Like as a ship that through the ocean wide,
by conduct of some star doth make her way,
whenas a storm hath dimmed her trusty guide,
out of her course doth wander dar astray,
So I whose star, that wont with her bright ray,
me to direct, with clouds is overcast,
do wander now in darkness and dismay,
throgh hidden perils round about me placed.
Yet hope I well, that when this storm is past
my Helice, the lodestar of my life
will shine again, and look on me at last,
with lovely light to clear my cloudy grief.

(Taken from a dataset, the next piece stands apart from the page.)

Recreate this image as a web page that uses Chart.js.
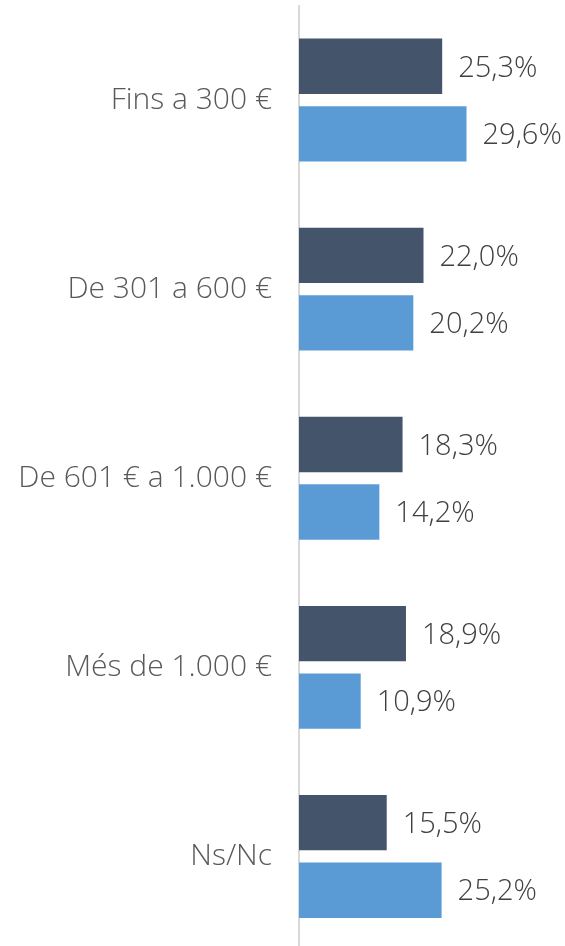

Till then I wander carefull, comfortless,
in secret sorrow and sad pensiveness
Quick answer:
"Like As A Ship" employs navigational imagery to convey the narrator's emotional turmoil. The poem compares the speaker's feelings to a ship lost at sea due to a storm obscuring its guiding star, symbolizing the absence of the narrator's beloved, Helice. The imagery of a drifting ship serves as an extended metaphor for the speaker's loneliness and lack of direction, with hope that Helice will again provide guidance, akin to the North Star.
Imagery is when words are used to describe the five senses: sight, hearing, taste, touch, and smell. In this poem, Spenser uses visual imagery to liken the narrator's emotional state to a ship that is adrift on the open seas. In those times, ships relied on the stars to help orient and guide them in the right direction. In this poem, Spenser has the reader envision a ship sailing without stellar guidance on the ocean on a stormy, cloudy night. He uses words such as the sky "with clouds is overcast" to help us imagine how the scene looks.
Spenser has the narrator liken this image of a ship alone on a perilous seas with no stars visible in the sky to his own fate without his beloved, Helice. The narrator hopes that when "this storm is past," Helice will again become the lodestar of his life. The lodestar is...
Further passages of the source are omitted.